**PROBLEM DESCRIPTION**.
Without any pictures, restate the lines from the one containing "Rebuild this chart" to the one containing "color='#8c8c8c', lw=1.2))", word for word, ends included.

Plotting code records:
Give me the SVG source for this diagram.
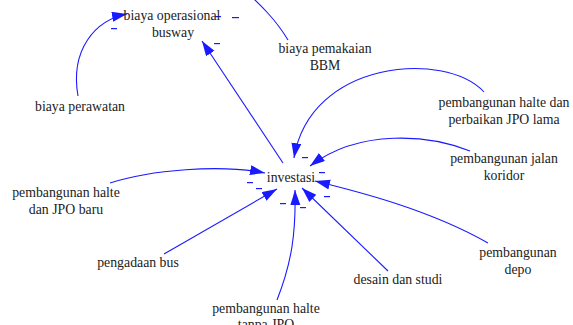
<svg xmlns="http://www.w3.org/2000/svg" width="573" height="325" viewBox="0 0 573 325">
<defs>
<style>
text{font-family:'Liberation Serif','Times New Roman',Tinos,'DejaVu Serif',serif;font-size:13.8px;fill:#222;text-anchor:middle}
.c{fill:none;stroke:#1a1aff;stroke-width:1.1}
.s{fill:#1a1aff}
</style>
<marker id="a" markerUnits="userSpaceOnUse" markerWidth="16" markerHeight="12" refX="15" refY="5" orient="auto">
<path d="M0,0 L15,5 L0,10 Z" fill="#1a1aff"/>
</marker>
</defs>
<rect width="573" height="325" fill="#fff"/>
<g id="connectors">
<path class="c" marker-end="url(#a)" d="M78,96 C70,50 95,20 127,14"/>
<path class="c" marker-end="url(#a)" d="M288,40 C276,20 262,6 240,-14"/>
<path class="c" marker-end="url(#a)" d="M283,163 L202,41"/>
<path class="c" marker-end="url(#a)" d="M484,92 C445,50 310,60 294,158"/>
<path class="c" marker-end="url(#a)" d="M470,151 C430,135 360,128 310,166"/>
<path class="c" marker-end="url(#a)" d="M488,243 C430,210 360,192 315,181"/>
<path class="c" marker-end="url(#a)" d="M388,271 L302,188"/>
<path class="c" marker-end="url(#a)" d="M277,300 C292,262 296,232 295,190"/>
<path class="c" marker-end="url(#a)" d="M164,254 L277,189"/>
<path class="c" marker-end="url(#a)" d="M110,183 C150,170 220,164 265,173"/>
<g>
<rect class="s" x="111" y="28" width="6" height="1.2"/>
<rect class="s" x="214" y="43" width="6" height="1.2"/>
<rect class="s" x="215" y="16" width="6" height="1.2"/>
<rect class="s" x="232" y="17" width="7" height="1.2"/>
<rect class="s" x="302" y="157" width="6" height="1.2"/>
<rect class="s" x="319" y="172" width="6" height="1.2"/>
<rect class="s" x="247" y="182" width="6" height="1.2"/>
<rect class="s" x="256" y="188" width="6" height="1.2"/>
<rect class="s" x="280" y="203" width="6" height="1.2"/>
<rect class="s" x="300" y="207" width="6" height="1.2"/>
<rect class="s" x="324" y="196" width="6" height="1.2"/>
</g>
</g>
<g id="biaya-operasional"><text x="172" y="20">biaya operasional</text><text x="173" y="37">busway</text></g>
<g id="biaya-pemakaian"><text x="325" y="53">biaya pemakaian</text><text x="325" y="70">BBM</text></g>
<g id="biaya-perawatan"><text x="80" y="111">biaya perawatan</text></g>
<g id="halte-perbaikan"><text x="504" y="107">pembangunan halte dan</text><text x="504" y="124">perbaikan JPO lama</text></g>
<g id="jalan-koridor"><text x="504" y="163">pembangunan jalan</text><text x="504" y="180">koridor</text></g>
<g id="investasi"><text x="291" y="182">investasi</text></g>
<g id="halte-baru"><text x="66" y="197">pembangunan halte</text><text x="66" y="214">dan JPO baru</text></g>
<g id="pengadaan-bus"><text x="138" y="267">pengadaan bus</text></g>
<g id="desain"><text x="398" y="284">desain dan studi</text></g>
<g id="halte-tanpa"><text x="266" y="313">pembangunan halte</text><text x="266" y="329">tanpa JPO</text></g>
<g id="depo"><text x="518" y="257">pembangunan</text><text x="518" y="274">depo</text></g>
</svg>
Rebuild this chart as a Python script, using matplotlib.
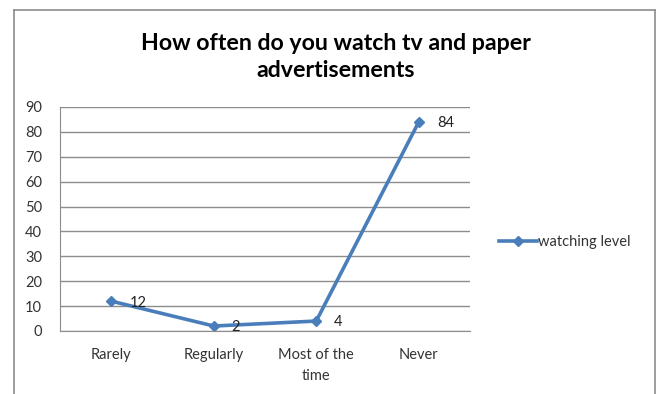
import matplotlib.pyplot as plt
from matplotlib.lines import Line2D

categories = ['Rarely', 'Regularly', 'Most of the\ntime', 'Never']
watching = [12, 2, 4, 84]
y_ticks = list(range(0, 91, 10))

plt.rcParams['font.family'] = ['Lato', 'DejaVu Sans']

fig = plt.figure(figsize=(6.62, 3.94), dpi=100)

# outer chart border (bottom edge falls outside the image)
for xs, ys in [([14, 14], [394, 10]), ([14, 655], [10, 10]), ([655, 655], [10, 394])]:
    fig.add_artist(Line2D([x / 662 for x in xs], [1 - y / 394 for y in ys],
                          color='#8c8c8c', lw=1.2))

ax = fig.add_axes([60 / 662, 1 - 331 / 394, 410 / 662, 224 / 394])
x = range(len(categories))
line, = ax.plot(x, watching, color='#4a7ebb', lw=2.6, marker='D', markersize=5.5,
                label='watching level')
for xi, v in zip(x, watching):
    ax.annotate(str(v), (xi, v), xytext=(13, -1), textcoords='offset points',
                fontsize=10.5, color='#222222', va='center')

ax.set_xlim(-0.5, len(categories) - 0.5)
ax.set_ylim(0, 90)
ax.set_yticks(y_ticks)
ax.set_xticks(list(x))
ax.set_xticklabels(categories, fontsize=10.5, color='#333333', linespacing=1.7)
ax.tick_params(axis='y', labelsize=10.5, labelcolor='#333333', length=0, pad=13)
ax.tick_params(axis='x', length=0, pad=12)
ax.grid(axis='y', color='#8c8c8c', lw=1)
ax.set_axisbelow(True)
for side in ['top', 'right']:
    ax.spines[side].set_visible(False)
ax.spines['left'].set_color('#8c8c8c')
ax.spines['bottom'].set_color('#8c8c8c')

fig.text(336 / 662, 1 - 57 / 394, 'How often do you watch tv and paper\nadvertisements',
         ha='center', va='center', fontsize=16.7, fontweight='bold', linespacing=1.4)

fig.legend(handles=[line], loc='center left', bbox_to_anchor=(486 / 662, 1 - 242 / 394),
           frameon=False, fontsize=10.5, handlelength=2.6, handletextpad=0.1,
           labelcolor='#333333')

fig.savefig('out.png', dpi=100)
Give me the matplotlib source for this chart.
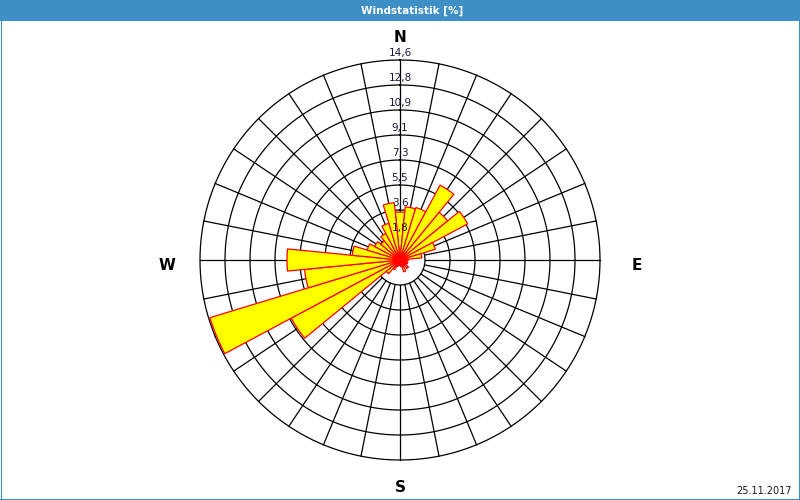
import numpy as np
import matplotlib
matplotlib.use("Agg")
import matplotlib.pyplot as plt
from matplotlib.patches import Rectangle
from matplotlib.lines import Line2D

# wind direction sectors (32 x 11.25 deg, clockwise from north)
directions = np.arange(32) * 11.25
# share of each sector in percent
shares = [3.5, 3.9, 4.0, 6.2, 4.5, 5.6, 2.7, 1.6,
          0.6, 0.5, 0.6, 0.5, 0.8, 0.5, 0.9, 0.5,
          0.4, 0.3, 0.5, 0.8, 1.3, 9.0, 14.5, 7.0,
          8.25, 3.5, 2.5, 2.1, 1.8, 2.2, 2.8, 4.2]
ring_values = [1.825 * k for k in range(1, 9)]
ring_labels = ["1,8", "3,6", "5,5", "7,3", "9,1", "10,9", "12,8", "14,6"]
title = "Windstatistik [%]"
date_text = "25.11.2017"

blue = "#3d8fc6"
r_max = ring_values[-1]

fig = plt.figure(figsize=(8, 5), dpi=100, facecolor="white")

# header bar and frame
fig.patches.append(Rectangle((0, 1 - 21 / 500), 1, 21 / 500, transform=fig.transFigure,
                             facecolor=blue, edgecolor="none", zorder=0))
for xs, ys in [([0.6 / 800, 0.6 / 800], [0, 1]),
               ([1 - 0.6 / 800, 1 - 0.6 / 800], [0, 1]),
               ([0, 1], [0.6 / 500, 0.6 / 500])]:
    fig.add_artist(Line2D(xs, ys, transform=fig.transFigure, color=blue, lw=0.8))
fig.text(412 / 800, 1 - 11 / 500, title, ha="center", va="center", color="white",
         fontsize=7.5, fontweight="bold")

ax = fig.add_axes([200 / 800, 40 / 500, 400 / 800, 400 / 500], projection="polar")
ax.set_theta_zero_location("N")
ax.set_theta_direction(-1)
ax.set_ylim(0, r_max)
ax.set_axis_off()

# grid circles
t = np.linspace(0, 2 * np.pi, 721)
for r in ring_values:
    ax.plot(t, np.full_like(t, r), color="black", lw=0.9, zorder=2, clip_on=False)

# spokes
for d in directions:
    th = np.deg2rad(d)
    ax.plot([th, th], [ring_values[0], r_max], color="black", lw=0.9, zorder=2,
            clip_on=False)

# bars
ax.bar(np.deg2rad(directions), shares, width=np.deg2rad(11.25), bottom=0,
       color="#ffff00", edgecolor="#ff0000", linewidth=0.9, zorder=3,
       align="center")

# ring labels along the north axis
for r, lab in zip(ring_values, ring_labels):
    ax.text(0, r + 0.12, lab, ha="center", va="bottom", fontsize=7.5,
            color="#1a1a3a", zorder=5)

# cardinal points
fig.text(400 / 800, 1 - 37 / 500, "N", ha="center", va="center", fontsize=11,
         fontweight="bold")
fig.text(400 / 800, 1 - 488 / 500, "S", ha="center", va="center", fontsize=11,
         fontweight="bold")
fig.text(637 / 800, 1 - 265 / 500, "E", ha="center", va="center", fontsize=11,
         fontweight="bold")
fig.text(167 / 800, 1 - 265 / 500, "W", ha="center", va="center", fontsize=11,
         fontweight="bold")

fig.text(792 / 800, 1 - 491 / 500, date_text, ha="right", va="center", fontsize=7,
         color="#1a1a1a")

fig.savefig("out.png", dpi=100, facecolor="white")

**OUTPUT FOR THIS TASK**.
Rebuild this chart as a Python script, using matplotlib.
import matplotlib.pyplot as plt
from matplotlib.lines import Line2D

categories = ['Rarely', 'Regularly', 'Most of the\ntime', 'Never']
watching = [12, 2, 4, 84]
y_ticks = list(range(0, 91, 10))

plt.rcParams['font.family'] = ['Lato', 'DejaVu Sans']

fig = plt.figure(figsize=(6.62, 3.94), dpi=100)

# outer chart border (bottom edge falls outside the image)
for xs, ys in [([14, 14], [394, 10]), ([14, 655], [10, 10]), ([655, 655], [10, 394])]:
    fig.add_artist(Line2D([x / 662 for x in xs], [1 - y / 394 for y in ys],
                          color='#8c8c8c', lw=1.2))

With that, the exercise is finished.